Using the material below, repeat exactly the lines from the one with "Reproduce this chart with matplotlib." through the one with "family=serif)", ends included, without any images.

*****

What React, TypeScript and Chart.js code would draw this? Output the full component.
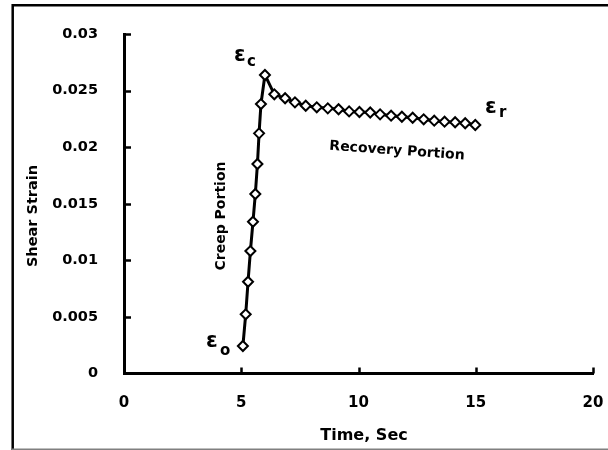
import React, { useEffect, useRef } from 'react';
import { Chart, registerables } from 'chart.js';

Chart.register(...registerables);

// Creep portion (time in s, shear strain)
const creepTime = [5.07, 5.19, 5.29, 5.39, 5.5, 5.6, 5.69, 5.76, 5.84, 6.01];
const creepStrain = [0.00243, 0.00523, 0.00811, 0.01082, 0.01341, 0.01586, 0.01851, 0.02122, 0.02381, 0.02638];

// Recovery portion
const recoveryTime = [6.41, 6.87, 7.29, 7.75, 8.22, 8.69, 9.15, 9.6, 10.04, 10.5, 10.92, 11.39, 11.85, 12.31, 12.78, 13.23, 13.67, 14.12, 14.55, 14.98];
const recoveryStrain = [0.02467, 0.02432, 0.02396, 0.02366, 0.02352, 0.02343, 0.02335, 0.02316, 0.02311, 0.02306, 0.0229, 0.02278, 0.02269, 0.0226, 0.02246, 0.02234, 0.02225, 0.0222, 0.02211, 0.02196];

const xTickLabels = ['0', '5', '10', '15', '20'];
const yTickLabels = ['0', '0.005', '0.01', '0.015', '0.02', '0.025', '0.03'];

const FONT = 'DejaVu Sans';

const decorPlugin = {
  id: 'decor',
  beforeDraw(chart: any) {
    const { ctx, width, height } = chart;
    ctx.save();
    ctx.fillStyle = '#ffffff';
    ctx.fillRect(0, 0, width, height);
    ctx.strokeStyle = '#000000';
    ctx.lineWidth = 2.5;
    ctx.beginPath();
    ctx.moveTo(12.7, height);
    ctx.lineTo(12.7, 5.3);
    ctx.lineTo(width, 5.3);
    ctx.stroke();
    ctx.strokeStyle = '#808080';
    ctx.lineWidth = 1.5;
    ctx.beginPath();
    ctx.moveTo(12, 449.2);
    ctx.lineTo(width, 449.2);
    ctx.stroke();
    ctx.restore();
  },
  beforeDatasetsDraw(chart: any) {
    const { ctx, chartArea, scales } = chart;
    const xs = scales.x;
    const ys = scales.y;
    ctx.save();
    ctx.strokeStyle = '#000000';
    ctx.lineWidth = 2.5;
    ctx.beginPath();
    ys.ticks.forEach((t: any, i: number) => {
      if (i === 0) return;
      const py = Math.round(ys.getPixelForValue(t.value)) + 0.5;
      ctx.moveTo(chartArea.left, py);
      ctx.lineTo(chartArea.left + 7, py);
    });
    xs.ticks.forEach((t: any, i: number) => {
      if (i === 0) return;
      const px = Math.round(xs.getPixelForValue(t.value)) + 0.5;
      ctx.moveTo(px, chartArea.bottom);
      ctx.lineTo(px, chartArea.bottom - 6);
    });
    ctx.stroke();
    ctx.restore();
  },
  afterDraw(chart: any) {
    const { ctx } = chart;
    ctx.save();
    ctx.fillStyle = '#000000';
    ctx.textBaseline = 'alphabetic';
    ctx.textAlign = 'left';
    const eps = (x: number, y: number, sub: string, sx: number, sy: number) => {
      ctx.font = `bold 21px "${FONT}"`;
      ctx.fillText('\u03B5', x, y);
      ctx.font = `bold 15px "${FONT}"`;
      ctx.fillText(sub, sx, sy);
    };
    eps(206, 347, 'o', 220, 355);
    eps(234, 61, 'c', 247, 66);
    eps(485, 113, 'r', 499, 117);

    ctx.font = `bold 14px "${FONT}"`;
    ctx.textAlign = 'center';
    ctx.textBaseline = 'middle';
    ctx.save();
    ctx.translate(221, 216);
    ctx.rotate(-Math.PI / 2);
    ctx.fillText('Creep Portion', 0, 0);
    ctx.restore();

    ctx.save();
    ctx.translate(397, 151);
    ctx.rotate((4.1 * Math.PI) / 180);
    ctx.fillText('Recovery Portion', 0, 0);
    ctx.restore();

    // axis titles
    ctx.font = `bold 14.5px "${FONT}"`;
    ctx.save();
    ctx.translate(33, 216);
    ctx.rotate(-Math.PI / 2);
    ctx.fillText('Shear Strain', 0, 0);
    ctx.restore();
    ctx.font = `bold 16px "${FONT}"`;
    ctx.fillText('Time, Sec', 364, 436);
    ctx.restore();
  },
};

function CreepChart() {
  const ref = useRef<HTMLCanvasElement | null>(null);
  useEffect(() => {
    if (!ref.current) return;
    const points = [
      ...creepTime.map((t, i) => ({ x: t, y: creepStrain[i] })),
      ...recoveryTime.map((t, i) => ({ x: t, y: recoveryStrain[i] })),
    ];
    const chart = new Chart(ref.current, {
      type: 'scatter',
      data: {
        datasets: [
          {
            label: 'Shear Strain',
            data: points,
            showLine: true,
            borderColor: '#000000',
            borderWidth: 3,
            pointStyle: 'rectRot',
            pointRadius: 5,
            pointBorderWidth: 2,
            pointBackgroundColor: '#ffffff',
            pointBorderColor: '#000000',
            tension: 0,
          },
        ],
      },
      options: {
        animation: false,
        responsive: false,
        devicePixelRatio: 1,
        layout: { padding: { left: 0, top: 34, right: 15, bottom: 0 } },
        plugins: {
          legend: { display: false },
          tooltip: { enabled: false },
        },
        scales: {
          x: {
            type: 'linear',
            min: 0,
            max: 20,
            grid: { display: false },
            border: { display: true, color: '#000000', width: 3 },
            ticks: {
              stepSize: 5,
              padding: 13,
              color: '#000000',
              font: { family: FONT, size: 15, weight: 'bold' },
              callback: (_v: any, i: number) => xTickLabels[i],
            },
            afterFit: (s: any) => {
              s.height = 76.5;
              s.paddingLeft = 0;
              s.paddingRight = 0;
            },
          },
          y: {
            type: 'linear',
            min: 0,
            max: 0.03,
            grid: { display: false },
            border: { display: true, color: '#000000', width: 3 },
            ticks: {
              stepSize: 0.005,
              padding: 18,
              color: '#000000',
              font: { family: FONT, size: 14.5, weight: 'bold' },
              callback: (_v: any, i: number) => yTickLabels[i],
            },
            afterFit: (s: any) => {
              s.width = 124;
              s.paddingTop = 0;
              s.paddingBottom = 0;
            },
          },
        },
      },
      plugins: [decorPlugin],
    } as any);
    return () => chart.destroy();
  }, []);
  return <canvas ref={ref} width={608} height={450} style={{ display: 'block' }} />;
}

export default function App() {
  return (
    <div style={{ position: 'absolute', left: 0, top: 0, width: 608, height: 450, background: '#fff' }}>
      <CreepChart />
    </div>
  );
}
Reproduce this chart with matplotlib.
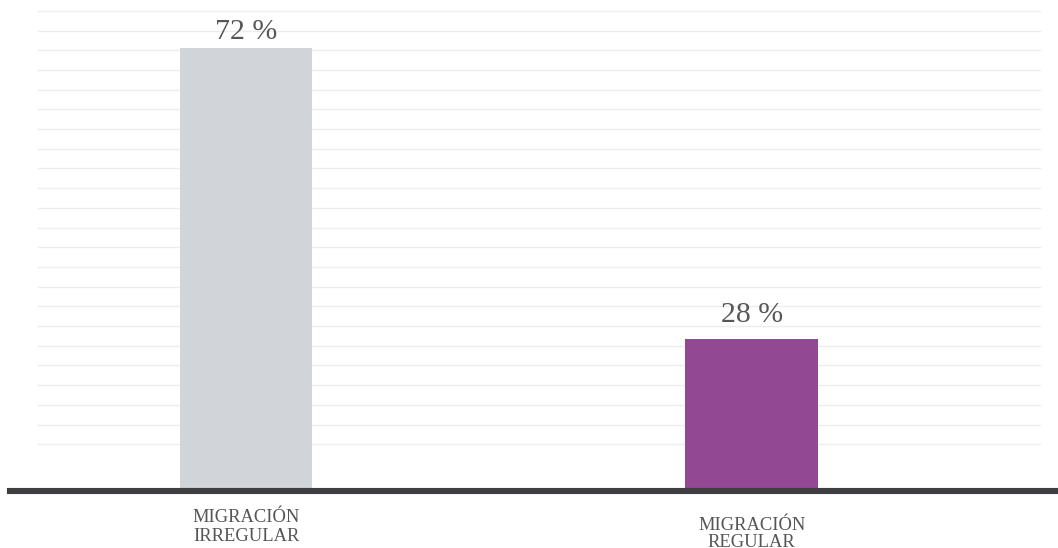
import numpy as np
import matplotlib
matplotlib.use("Agg")
import matplotlib.pyplot as plt

# Data
categories = ["MIGRACIÓN\nIRREGULAR", "MIGRACIÓN\nREGULAR"]
values = [72, 28]
value_labels = ["72 %", "28 %"]
colors = ["#d1d4d9", "#934894"]

W, H = 1058, 548
fig = plt.figure(figsize=(W / 100, H / 100), dpi=100)
fig.patch.set_facecolor("white")

# axes spans from x=10 to right edge, from baseline (y=491 px) to top
ax = fig.add_axes([10 / W, (H - 491) / H, 1 - 10 / W, 491 / H])
ax.set_facecolor("white")

x = np.arange(len(values))
ax.set_xlim(-0.467, 1.606)
ax.set_ylim(5.0, 79.3)

# faint horizontal background grid
for gy in np.linspace(12.07, 77.65, 23):
    ax.axhline(gy, xmin=28 / 1048, xmax=1030 / 1048, color="#ededed", lw=1.0, zorder=0)

bars = ax.bar(x, values, width=0.262, color=colors, zorder=2)

# thick baseline
ax.axhline(5.0, color="#3e3e41", lw=4.4, zorder=3, clip_on=False)

serif = ["Liberation Serif", "DejaVu Serif"]

label_offsets = [6.8, 12.0]
for xi, v, lab, off in zip(x, values, value_labels, label_offsets):
    ax.annotate(lab, xy=(xi, v), xytext=(0, off), textcoords="offset points",
                ha="center", va="baseline", fontsize=21.5, color="#575757",
                family=serif)

cat_offsets = [-13.2, -18.5]
cat_spacing = [1.12, 1.0]
for xi, cat, off, ls in zip(x, categories, cat_offsets, cat_spacing):
    ax.annotate(cat, xy=(xi, 0), xycoords=ax.get_xaxis_transform(),
                xytext=(0, off), textcoords="offset points",
                ha="center", va="top", fontsize=13.3, color="#555555",
                family=serif, linespacing=ls, annotation_clip=False)

ax.set_xticks([])
ax.set_yticks([])
for s in ax.spines.values():
    s.set_visible(False)

fig.savefig("out.png", dpi=100, facecolor="white")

*****

Task response
Reproduce this chart with matplotlib.
import numpy as np
import matplotlib
matplotlib.use("Agg")
import matplotlib.pyplot as plt

# Data
categories = ["MIGRACIÓN\nIRREGULAR", "MIGRACIÓN\nREGULAR"]
values = [72, 28]
value_labels = ["72 %", "28 %"]
colors = ["#d1d4d9", "#934894"]

W, H = 1058, 548
fig = plt.figure(figsize=(W / 100, H / 100), dpi=100)
fig.patch.set_facecolor("white")

# axes spans from x=10 to right edge, from baseline (y=491 px) to top
ax = fig.add_axes([10 / W, (H - 491) / H, 1 - 10 / W, 491 / H])
ax.set_facecolor("white")

x = np.arange(len(values))
ax.set_xlim(-0.467, 1.606)
ax.set_ylim(5.0, 79.3)

# faint horizontal background grid
for gy in np.linspace(12.07, 77.65, 23):
    ax.axhline(gy, xmin=28 / 1048, xmax=1030 / 1048, color="#ededed", lw=1.0, zorder=0)

bars = ax.bar(x, values, width=0.262, color=colors, zorder=2)

# thick baseline
ax.axhline(5.0, color="#3e3e41", lw=4.4, zorder=3, clip_on=False)

serif = ["Liberation Serif", "DejaVu Serif"]

label_offsets = [6.8, 12.0]
for xi, v, lab, off in zip(x, values, value_labels, label_offsets):
    ax.annotate(lab, xy=(xi, v), xytext=(0, off), textcoords="offset points",
                ha="center", va="baseline", fontsize=21.5, color="#575757",
                family=serif)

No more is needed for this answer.